U.K. house prices increased 0.6 percent year-on-year in August, following a 0.3 percent rise in July, data from Nationwide Building Society showed.

U.S. Economic Reports

While the Commerce Department released a report showing U.S. personal income crept up by less than expected in the month of July, the report still showed a bigger than expected increase in personal spending during the month.

The Commerce Department said personal income inched up by 0.1 percent in July after climbing by an upwardly revised 0.5 percent in June.

Economists had expected personal income to rise by 0.3 percent compared to the 0.4 percent increase originally reported for the previous month.

Meanwhile, the report said personal spending grew by 0.6 percent in July after rising by an unrevised 0.3 percent in June.

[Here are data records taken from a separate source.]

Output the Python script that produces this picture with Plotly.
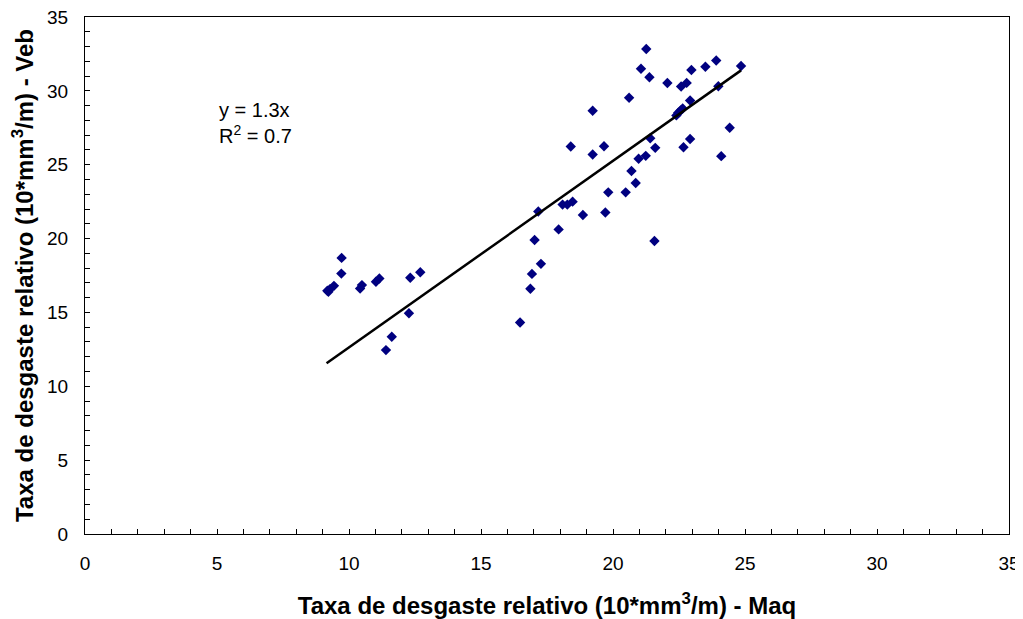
import plotly.graph_objects as go

# Data
maq = [9.18, 9.28, 9.43, 9.22, 9.72, 9.71, 10.42, 10.49, 11.02, 11.15, 12.32, 12.70,
       12.27, 11.62, 11.40,
       16.48, 16.87, 16.93, 17.03, 17.27, 17.17, 17.94, 18.09, 18.27, 18.47, 18.86,
       18.40, 19.23, 19.23, 19.66, 19.71, 19.82, 20.48, 20.61, 20.70, 20.86, 20.97,
       21.06, 21.24, 21.26, 21.38, 21.41, 21.57, 21.60, 22.06, 22.40, 22.47, 22.56,
       22.64, 22.58, 22.67, 22.79, 22.92, 22.92, 22.97, 23.50, 23.91, 23.99, 24.10,
       24.42, 24.85]
veb = [16.47, 16.58, 16.80, 16.40, 18.69, 17.63, 16.62, 16.85, 17.08, 17.30, 17.35, 17.72,
       14.94, 13.35, 12.45,
       14.32, 16.60, 17.61, 19.90, 18.29, 21.83, 20.62, 22.30, 22.30, 22.50, 21.60,
       26.23, 28.65, 25.69, 26.25, 21.76, 23.13, 23.13, 29.53, 24.57, 23.76, 25.40,
       31.50, 25.60, 32.83, 30.92, 26.79, 19.84, 26.14, 30.53, 28.34, 28.52, 28.67,
       28.81, 30.29, 26.18, 30.54, 29.35, 26.74, 31.41, 31.63, 32.06, 30.31, 25.58,
       27.50, 31.68]

trend_x = [9.15, 24.85]
trend_slope = 1.263
trend_y = [trend_slope * v for v in trend_x]

x_title = "Taxa de desgaste relativo (10*mm<sup>3</sup>/m) - Maq"
y_title = "Taxa de desgaste relativo (10*mm<sup>3</sup>/m) - Veb"
eq_text = "y = 1.3x<br>R<sup>2</sup> = 0.7"

FONT = "Liberation Sans, Arial, sans-serif"

fig = go.Figure()
fig.add_trace(go.Scatter(
    x=maq, y=veb, mode="markers",
    marker=dict(symbol="diamond", size=8, color="#000080", line=dict(width=0)),
    showlegend=False, hoverinfo="x+y"))
fig.add_trace(go.Scatter(
    x=trend_x, y=trend_y, mode="lines",
    line=dict(color="black", width=2.5),
    showlegend=False, hoverinfo="skip"))

fig.add_annotation(
    x=5.0, y=27.8, xref="x", yref="y", text=eq_text, showarrow=False,
    xanchor="left", yanchor="middle", align="left",
    font=dict(family=FONT, size=20, color="black"))

axis_common = dict(
    range=[0, 35], dtick=5, tick0=0, automargin=False,
    showline=True, linecolor="black", linewidth=1, mirror=True,
    ticks="inside", ticklen=5, tickcolor="black", tickwidth=1,
    minor=dict(dtick=1, ticks="inside", ticklen=5, tickcolor="black", tickwidth=1,
               showgrid=False),
    showgrid=False, zeroline=False, ticklabeloverflow="allow",
    tickfont=dict(family=FONT, size=19, color="black"),
)

fig.update_xaxes(**axis_common, ticklabelstandoff=12,
                 title=dict(text=x_title, standoff=24,
                            font=dict(family=FONT, size=24, color="black", weight="bold")))
fig.update_yaxes(**axis_common, ticklabelstandoff=12,
                 title=dict(text=y_title, standoff=7,
                            font=dict(family=FONT, size=24, color="black", weight="bold")))

# page body has an 8px default margin, so the figure is sized to fit the window
fig.update_layout(
    width=1015, height=611,
    margin=dict(l=77, r=14, t=9, b=85),
    plot_bgcolor="white", paper_bgcolor="white",
    font=dict(family=FONT, color="black"),
)

fig.write_html("out.html")
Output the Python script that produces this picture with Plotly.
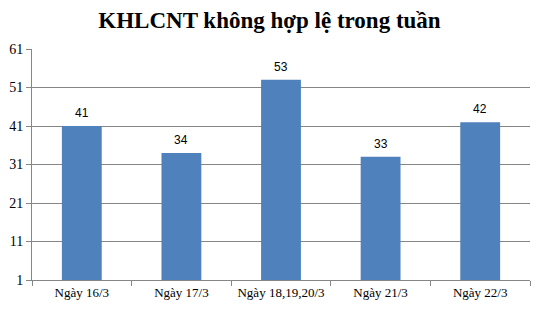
import plotly.graph_objects as go

categories = ["Ngày 16/3", "Ngày 17/3", "Ngày 18,19,20/3", "Ngày 21/3", "Ngày 22/3"]
values = [41, 34, 53, 33, 42]
title_text = "KHLCNT không hợp lệ trong tuần"
y_ticks = [1, 11, 21, 31, 41, 51, 61]

fig = go.Figure()
fig.add_trace(go.Bar(
    x=categories, y=values,
    marker=dict(color="#4F81BD", line=dict(width=0)),
    width=0.4,
))

for c, v in zip(categories, values):
    fig.add_annotation(x=c, y=v, text=str(v), showarrow=False,
                       yanchor="bottom", yshift=4,
                       font=dict(family="Liberation Sans", size=12, color="#000000"))

fig.update_layout(
    width=539, height=309,
    margin=dict(l=30, r=9, t=49, b=28),
    paper_bgcolor="white", plot_bgcolor="white",
    showlegend=False,
    title=dict(text="<b>" + title_text + "</b>", x=0.5, xanchor="center",
               y=1 - 20 / 309, yanchor="middle",
               font=dict(family="Liberation Serif", size=23, color="#000000")),
)
fig.update_yaxes(range=[1, 61], tickvals=y_ticks, ticktext=[str(t) for t in y_ticks],
                 showgrid=True, gridcolor="#868686", gridwidth=1,
                 showline=True, linecolor="#868686", linewidth=1,
                 ticks="outside", ticklen=5, tickcolor="#868686",
                 tickfont=dict(family="Liberation Serif", size=14, color="#000000"),
                 zeroline=False)
fig.update_xaxes(showgrid=False, showline=True, linecolor="#868686", linewidth=1,
                 ticks="outside", ticklen=5, tickcolor="#868686", tickson="boundaries",
                 tickfont=dict(family="Liberation Serif", size=13, color="#000000"))

fig.write_html("out.html")
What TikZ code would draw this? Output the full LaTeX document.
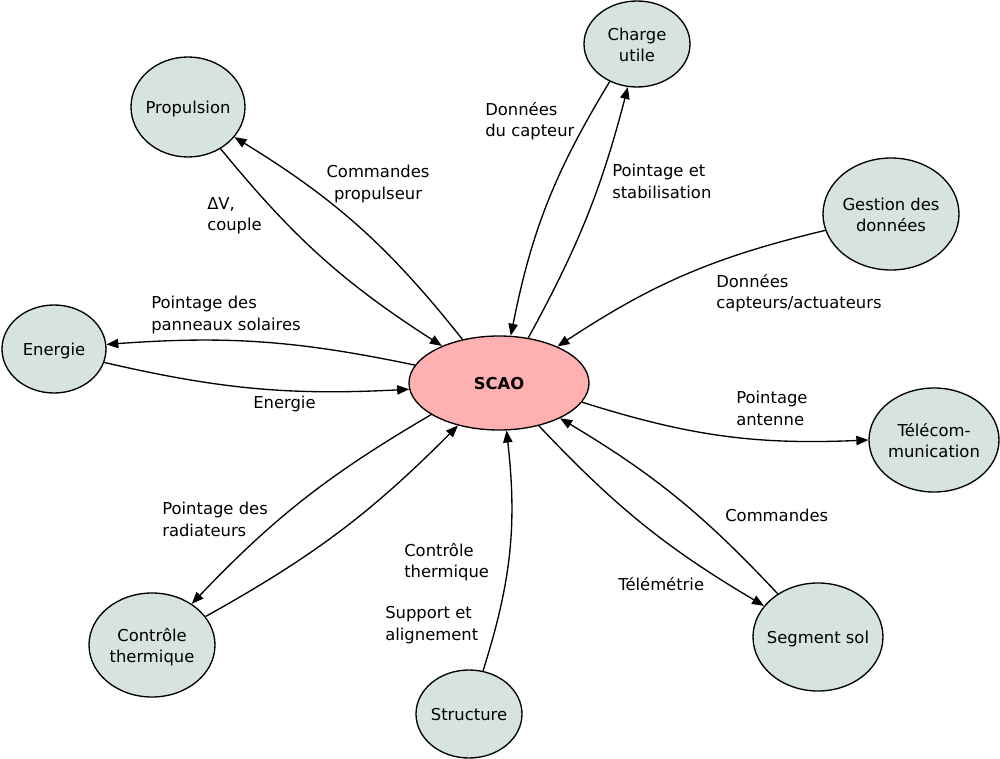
\documentclass[tikz,border=0pt]{standalone}
\usepackage{fontspec}
\setmainfont{DejaVu Sans}
\usetikzlibrary{shapes.geometric,arrows.meta}
\definecolor{nodefill}{RGB}{214,227,225}
\definecolor{scaofill}{RGB}{255,176,176}
\newcommand{\ntxt}[1]{\makebox[0pt]{\raisebox{-2pt}[\height][\depth]{\begin{tabular}{@{}c@{}}#1\end{tabular}}}}
\begin{document}
\begin{tikzpicture}[x=0.75pt,y=-0.75pt,
  nd/.style={ellipse,draw,line width=1pt,fill=nodefill,inner sep=0pt,font=\fontsize{12.3}{15.75}\selectfont},
  lbl/.style={inner sep=0pt,align=left,anchor=north west,font=\fontsize{12.3}{16.2}\selectfont},
  arr/.style={-{Triangle[length=9pt,width=7pt]},line width=1pt}]
\useasboundingbox (0,0) rectangle (1000,759);
\node[nd,fill=scaofill,minimum width=135pt,minimum height=70.5pt,font=\fontsize{12.3}{15.75}\selectfont\bfseries] (scao) at (499,383) {\ntxt{SCAO}};
\node[nd,minimum width=79.5pt,minimum height=64.5pt] (cu) at (637,44) {\ntxt{Charge\\utile}};
\node[nd,minimum width=85.5pt,minimum height=75pt] (prop) at (188,107) {\ntxt{Propulsion}};
\node[nd,minimum width=102pt,minimum height=84pt] (gd) at (891,214) {\ntxt{Gestion des\\données}};
\node[nd,minimum width=78pt,minimum height=66pt] (en) at (54,349) {\ntxt{Energie}};
\node[nd,minimum width=97.5pt,minimum height=78pt] (tel) at (934,440) {\ntxt{Télécom-\\munication}};
\node[nd,minimum width=97.5pt,minimum height=81pt] (ss) at (818,637) {\ntxt{Segment sol}};
\node[nd,minimum width=94.5pt,minimum height=78pt] (ct) at (152,645) {\ntxt{Contrôle\\thermique}};
\node[nd,minimum width=79.5pt,minimum height=66pt] (st) at (469,714) {\ntxt{Structure}};

\draw[arr] (scao.130) to[bend right=10] (prop.-33);
\draw[arr] (prop.-52) to[bend right=9] (scao.147);
\draw[arr] (scao.57) to[bend right=7] (cu.258);
\draw[arr] (cu.234) to[bend right=10] (scao.76);
\draw[arr] (gd.194) to[bend right=10] (scao.32);
\draw[arr] (scao.168) to[bend right=8] (en.5);
\draw[arr] (en.-15) to[bend right=8] (scao.184);
\draw[arr] (scao.-13) to[bend right=10] (tel.180);
\draw[arr] (scao.-47) to[bend right=8] (ss.150);
\draw[arr] (ss.133) to[bend right=8] (scao.-30);
\draw[arr] (scao.205) to[bend right=8] (ct.46);
\draw[arr] (ct.28) to[bend right=8] (scao.226);
\draw[arr] (st.72) to[bend right=12] (scao.-81);

\node[lbl] (l1) at (485,102) {Données\\du capteur};
\node[lbl] (l2) at (207,197) {ΔV,\\couple};
\node[lbl,align=center,anchor=north] (l3) at (378,165) {Commandes\\propulseur};
\node[lbl] (l4) at (612,164) {Pointage et\\stabilisation};
\node[lbl] (l5) at (716,274) {Données\\capteurs/actuateurs};
\node[lbl] (l6) at (151,296) {Pointage des\\panneaux solaires};
\node[lbl] (l7) at (253,396) {Energie};
\node[lbl] (l8) at (736,391) {Pointage\\antenne};
\node[lbl] (l9) at (725,509) {Commandes};
\node[lbl] (l10) at (618,577) {Télémétrie};
\node[lbl] (l11) at (162,502) {Pointage des\\radiateurs};
\node[lbl] (l12) at (404,543) {Contrôle\\thermique};
\node[lbl] (l13) at (385,606) {Support et\\alignement};
\end{tikzpicture}
\end{document}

Personal spending had been expected to climb by 0.5 percent.

At 9:45 am ET, MNI Indicators is scheduled to release its report on Chicago-area business activity in the month of August.

The Chicago business barometer is expected to rise to 47.5 in August after tumbling to 44.4 in July, although a reading below 50 would still indicate a contraction in regional business activity.

The University of Michigan is due to release its revised report on consumer sentiment in the month of August at 10 am ET.

The consumer sentiment index is expected to be unrevised from the preliminary reading of 92.1, which was down sharply from 98.4 in July.

Stocks In Focus

Shares of Big Lots (BIG) are moving sharply higher in pre-market trading after the discount retailer reported second quarter results that beat analyst estimates on both the top and bottom lines.

Computer maker Dell Technologies (DELL) is also seeing significant pre-market strength after reporting second quarter results that exceeded expectations.

Shares of Campbell Soup (CPB) may also move to the upside after the soup company reported better than expected fiscal fourth quarter earnings.

On the other hand, shares of Ulta Beauty (ULTA) are likely to come under pressure after the cosmetics retailer reported second quarter earnings that missed estimates and lowered its profit forecast.